Well known as a fantasy and science fiction author by 1979, Le Guin's criticism was relatively difficult to find prior to the publication of this collection. The Language of the Night contains "the most important critical statements [Le Guin] has made to date", addressing topics such as Americans' attitudes towards fantasy fiction, the strengths and weaknesses of science fiction, and the qualities of children's literature. She also discusses the background of her major works, such as A Wizard of Earthsea and The Left Hand of Darkness.

A 2024 edition of the collection features a new introduction by the writer Ken Liu.

== Summary ==

The collection is divided into five parts, each with its own introduction.

=== Part I: Le Guin Introduces Le Guin ===

The first part contains an introduction and the essay "A Citizen of Mondath".

=== Part II: On Fantasy and Science Fiction ===

The second section includes the essays "Why are Americans Afraid of Dragons?", "Dreams Must Explain Themselves", her speech at the National Book Award, "The Child and the Shadow", "Myth and Archetype in Science Fiction", "From Elfland to Poughkeepsie", "American SF and the Other", "Science Fiction and Mrs. Brown", and "Do-It-Yourself Cosmology".

=== Part III: The Book Is What Is Real ===

The third section contains the introductions to her novels Rocannon's World, Planet of Exile, City of Illusions, The Word for World is Forest, The Left Hand of Darkness, and Star Songs of an Old Primate. Additionally, there are the essays "Is Gender Necessary? Redux", "The Staring Eye", and "The Modest One".

=== Part IV: Telling the Truth ===

The fourth part contains the essays "Introduction to the Altered I (excerpt)", "Talking about Writing", and "Escape Routes".

=== Part V: Pushing at the Limits ===

The fifth and final part contains an introduction, and the two essays "The Stalin in the Soul" and "The Stone Ax and the Muskoxen".

== Reception ==

The Language of the Night has received positive reviews. Author Peter S. Beagle called the book "splendid." Writing for Games International in 1989, Paul Mason called this "a classic book that should be on every fantasy gamer's shelves."

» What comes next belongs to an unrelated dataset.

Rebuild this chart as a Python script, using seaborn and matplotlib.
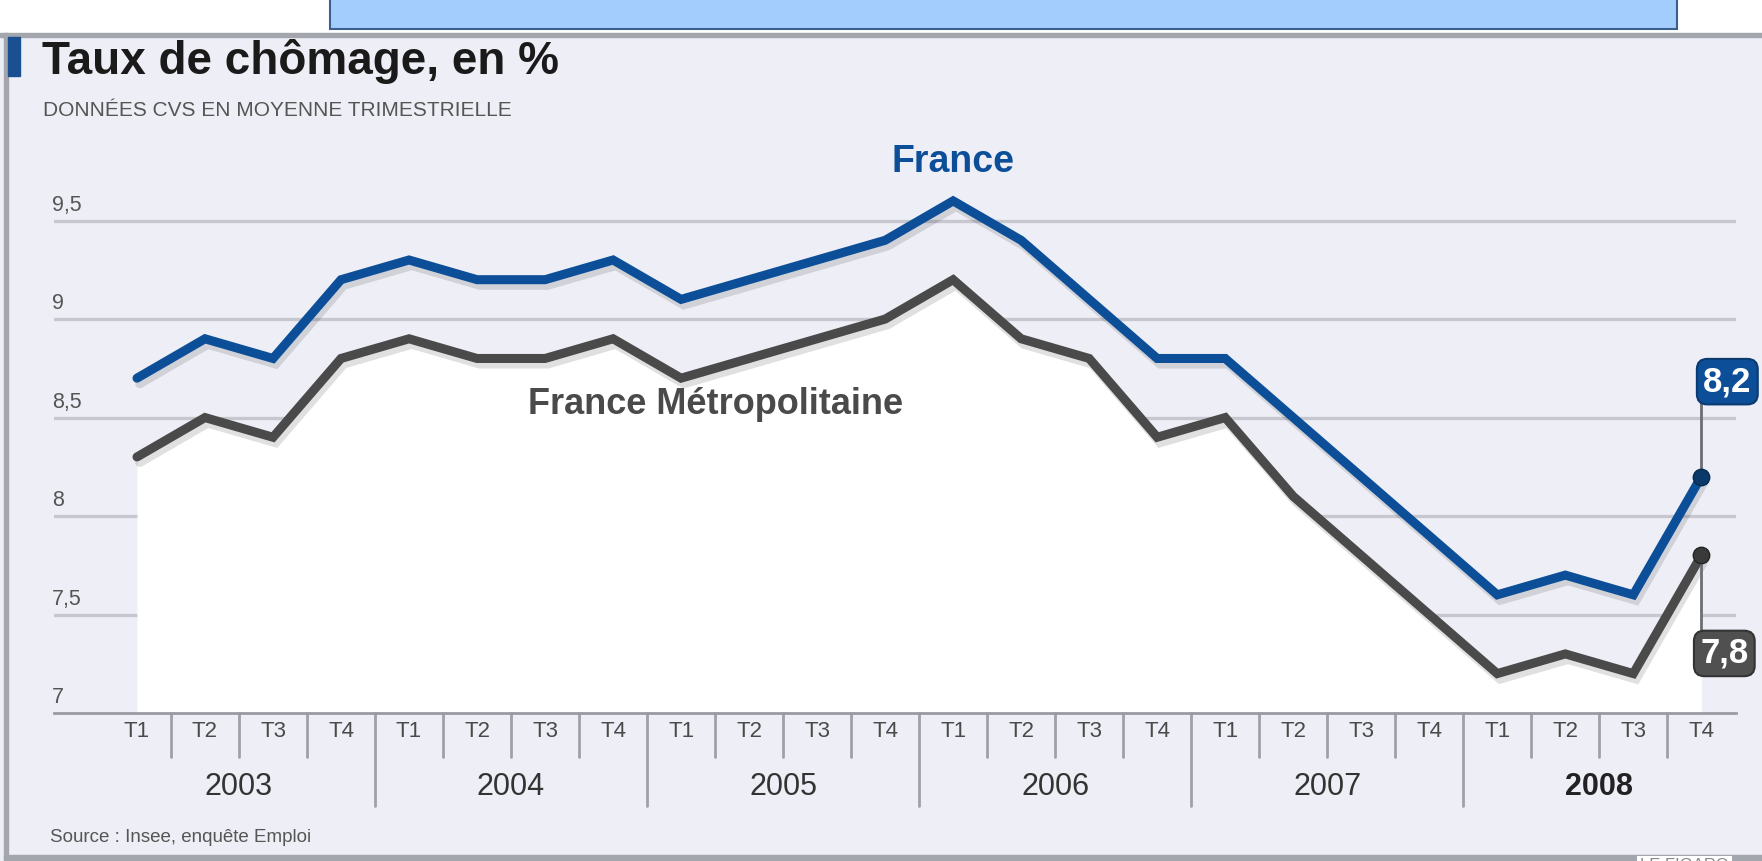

Patrick Curry, in the 2014 book A Companion to J. R. R. Tolkien, wrote that Le Guin's reflections in the essays "remain[ed] evergreen", handling contentious issues such as whether fantasy is escapist, the subtlety of the character portraits in The Lord of the Rings, and that work's handling of the nature of evil.

However, some critics noted that the selections in The Language of the Night vary in significance, with "both substantial and slender contributions to science-fiction journals and symposiums."

For the 1980 Hugo Awards, the collection was a nominee in the newly created category of Best Related Non-Fiction Book.